→ OBJECTIVE: Write the data below out exactly as it stands. Do not include the pictures.

→ SUPPLIED DATA:
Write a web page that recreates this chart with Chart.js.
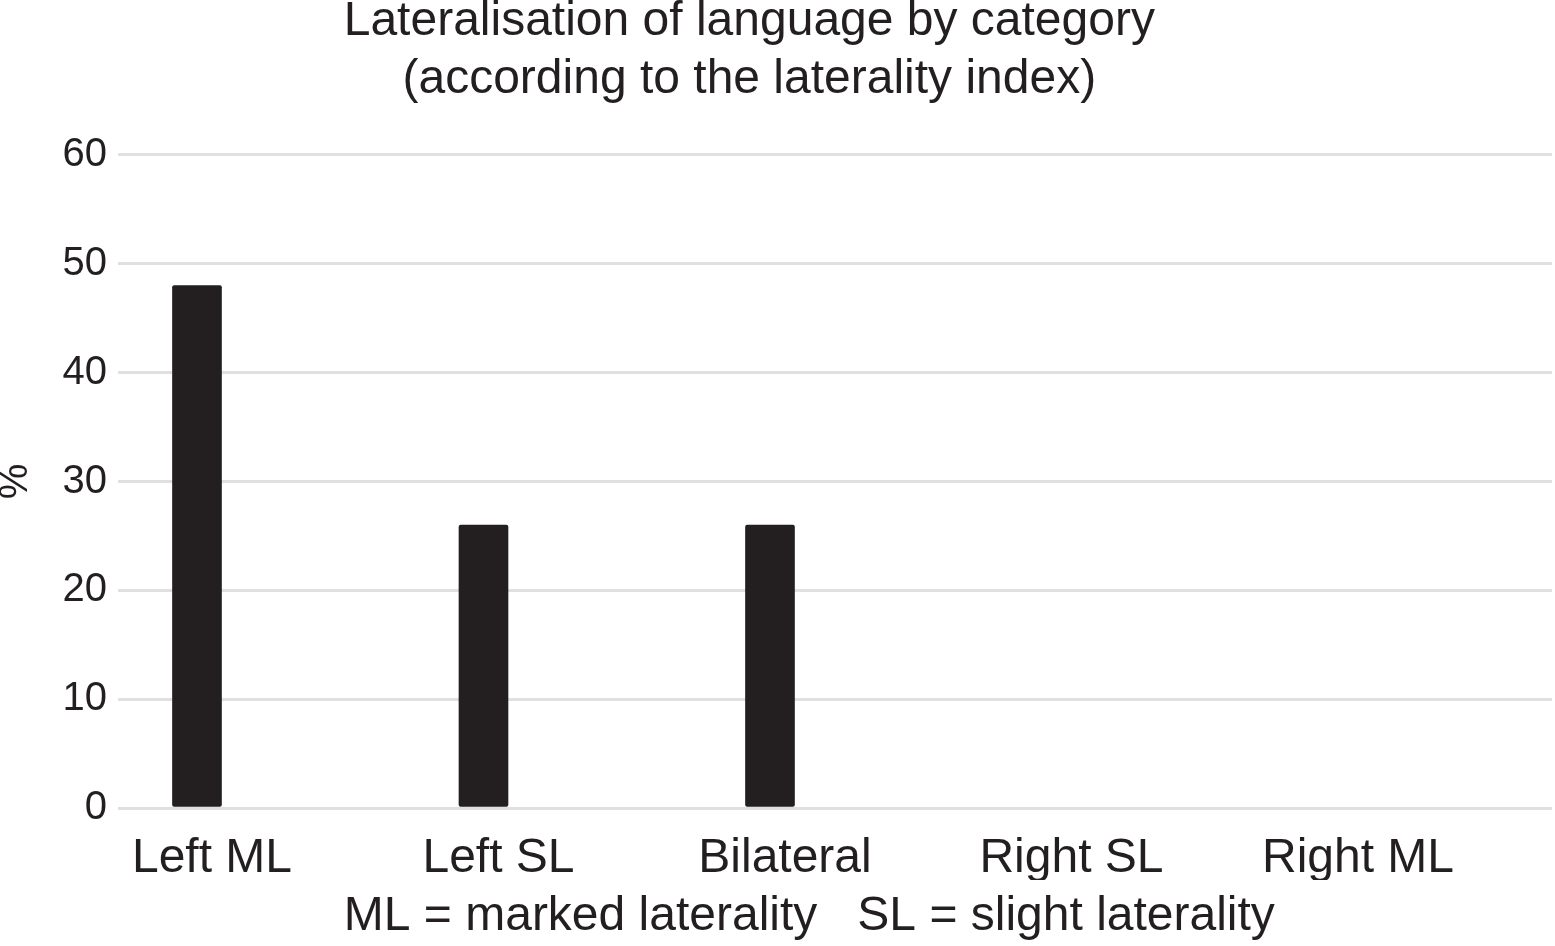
<!DOCTYPE html>
<html>
<head>
<meta charset="utf-8">
<script src="https://cdn.jsdelivr.net/npm/chart.js@4"></script>
<style>
  html, body { margin: 0; padding: 0; background: #fff; overflow: hidden; }
  #chart { position: absolute; left: 0; top: -7px; }
</style>
</head>
<body>
<canvas id="chart" width="1555" height="953"></canvas>
<script>
/* data */
const categories = ["Left ML", "Left SL", "Bilateral", "Right SL", "Right ML"];
const percentValues = [48, 26, 26, 0, 0];
const yTicks = [0, 10, 20, 30, 40, 50, 60];

const ink = '#231f20';
const fontFamily = '"Liberation Sans", Arial, Helvetica, sans-serif';

const chartCanvas = document.getElementById('chart');

// empty categories get no visible stub
const hasValue = ctx => !!(ctx.raw && ctx.raw.y);

let barData = {
  datasets: [{
    data: percentValues.map((v, i) => ({ x: i, y: v })),
    backgroundColor: ctx => (hasValue(ctx) ? ink : 'rgba(0,0,0,0)'),
    barThickness: 49,
    borderRadius: ctx => (hasValue(ctx) ? 2 : 0),
    borderSkipped: false
  }]
};

let barOptions = {
  responsive: false,
  devicePixelRatio: 1,
  animation: false,
  layout: {
    padding: { left: 0, right: 3, top: 0, bottom: 0 }
  },
  scales: {
    x: {
      type: 'linear',
      min: -0.2757,
      max: 4.7295,
      offset: false,
      grid: { display: false, offset: false },
      border: { display: false },
      afterBuildTicks: scale => {
        scale.ticks = categories.map((c, i) => ({ value: i }));
      },
      afterFit: scale => { scale.height = 72; },
      ticks: {
        callback: value => categories[value],
        color: ink,
        font: { family: fontFamily, size: 48 },
        padding: 14,
        labelOffset: 15,
        maxRotation: 0,
        autoSkip: false
      }
    },
    y: {
      min: 0,
      max: 60,
      afterBuildTicks: scale => {
        scale.ticks = yTicks.map(v => ({ value: v }));
      },
      afterFit: scale => { scale.width = 118; },
      grid: {
        color: '#e0e0e0',
        lineWidth: 3,
        drawTicks: false
      },
      border: { display: false },
      ticks: {
        color: ink,
        font: { family: fontFamily, size: 40 },
        padding: 11
      },
      title: {
        display: true,
        text: '%',
        color: ink,
        font: { family: fontFamily, size: 40, lineHeight: 0.8 },
        padding: { top: 0, bottom: 0 }
      }
    }
  },
  plugins: {
    legend: { display: false },
    tooltip: { enabled: false },
    title: {
      display: true,
      text: ['Lateralisation of language by category\u00a0\u00a0\u00a0\u00a0',
             '(according to the laterality index)\u00a0\u00a0\u00a0\u00a0'],
      color: ink,
      font: { family: fontFamily, size: 48, weight: 'normal', lineHeight: 1.2083 },
      padding: { top: 0, bottom: 46 }
    },
    subtitle: {
      display: true,
      position: 'bottom',
      text: '\u00a0\u00a0\u00a0\u00a0\u00a0ML = marked laterality\u00a0\u00a0\u00a0SL = slight laterality',
      color: ink,
      font: { family: fontFamily, size: 48, weight: 'normal', lineHeight: 1.2 },
      padding: { top: 8.4, bottom: 0 }
    }
  }
};

let barChart = new Chart(chartCanvas, {
  type: 'bar',
  data: barData,
  options: barOptions
});
</script>
</body>
</html>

→ FULL OUTPUT:
Write a web page that recreates this chart with Chart.js.
<!DOCTYPE html>
<html>
<head>
<meta charset="utf-8">
<script src="https://cdn.jsdelivr.net/npm/chart.js@4"></script>
<style>
  html, body { margin: 0; padding: 0; background: #fff; overflow: hidden; }
  #chart { position: absolute; left: 0; top: -7px; }
</style>
</head>
<body>
<canvas id="chart" width="1555" height="953"></canvas>
<script>
/* data */
const categories = ["Left ML", "Left SL", "Bilateral", "Right SL", "Right ML"];
const percentValues = [48, 26, 26, 0, 0];
const yTicks = [0, 10, 20, 30, 40, 50, 60];

const ink = '#231f20';
const fontFamily = '"Liberation Sans", Arial, Helvetica, sans-serif';

const chartCanvas = document.getElementById('chart');

// empty categories get no visible stub
const hasValue = ctx => !!(ctx.raw && ctx.raw.y);

let barData = {
  datasets: [{
    data: percentValues.map((v, i) => ({ x: i, y: v })),
    backgroundColor: ctx => (hasValue(ctx) ? ink : 'rgba(0,0,0,0)'),
    barThickness: 49,
    borderRadius: ctx => (hasValue(ctx) ? 2 : 0),
    borderSkipped: false
  }]
};

let barOptions = {
  responsive: false,
  devicePixelRatio: 1,
  animation: false,
  layout: {
    padding: { left: 0, right: 3, top: 0, bottom: 0 }
  },
  scales: {
    x: {
      type: 'linear',
      min: -0.2757,
      max: 4.7295,
      offset: false,
      grid: { display: false, offset: false },
      border: { display: false },
      afterBuildTicks: scale => {
        scale.ticks = categories.map((c, i) => ({ value: i }));
      },
      afterFit: scale => { scale.height = 72; },
      ticks: {
        callback: value => categories[value],
        color: ink,
        font: { family: fontFamily, size: 48 },
        padding: 14,
        labelOffset: 15,
        maxRotation: 0,
        autoSkip: false
      }
    },
    y: {
      min: 0,
      max: 60,
      afterBuildTicks: scale => {
        scale.ticks = yTicks.map(v => ({ value: v }));
      },
      afterFit: scale => { scale.width = 118; },
      grid: {
        color: '#e0e0e0',
        lineWidth: 3,
        drawTicks: false
      },
      border: { display: false },
      ticks: {
        color: ink,
        font: { family: fontFamily, size: 40 },
        padding: 11
      },
      title: {
        display: true,
        text: '%',
        color: ink,
        font: { family: fontFamily, size: 40, lineHeight: 0.8 },
        padding: { top: 0, bottom: 0 }
      }
    }
  },
  plugins: {
    legend: { display: false },
    tooltip: { enabled: false },
    title: {
      display: true,
      text: ['Lateralisation of language by category\u00a0\u00a0\u00a0\u00a0',
             '(according to the laterality index)\u00a0\u00a0\u00a0\u00a0'],
      color: ink,
      font: { family: fontFamily, size: 48, weight: 'normal', lineHeight: 1.2083 },
      padding: { top: 0, bottom: 46 }
    },
    subtitle: {
      display: true,
      position: 'bottom',
      text: '\u00a0\u00a0\u00a0\u00a0\u00a0ML = marked laterality\u00a0\u00a0\u00a0SL = slight laterality',
      color: ink,
      font: { family: fontFamily, size: 48, weight: 'normal', lineHeight: 1.2 },
      padding: { top: 8.4, bottom: 0 }
    }
  }
};

let barChart = new Chart(chartCanvas, {
  type: 'bar',
  data: barData,
  options: barOptions
});
</script>
</body>
</html>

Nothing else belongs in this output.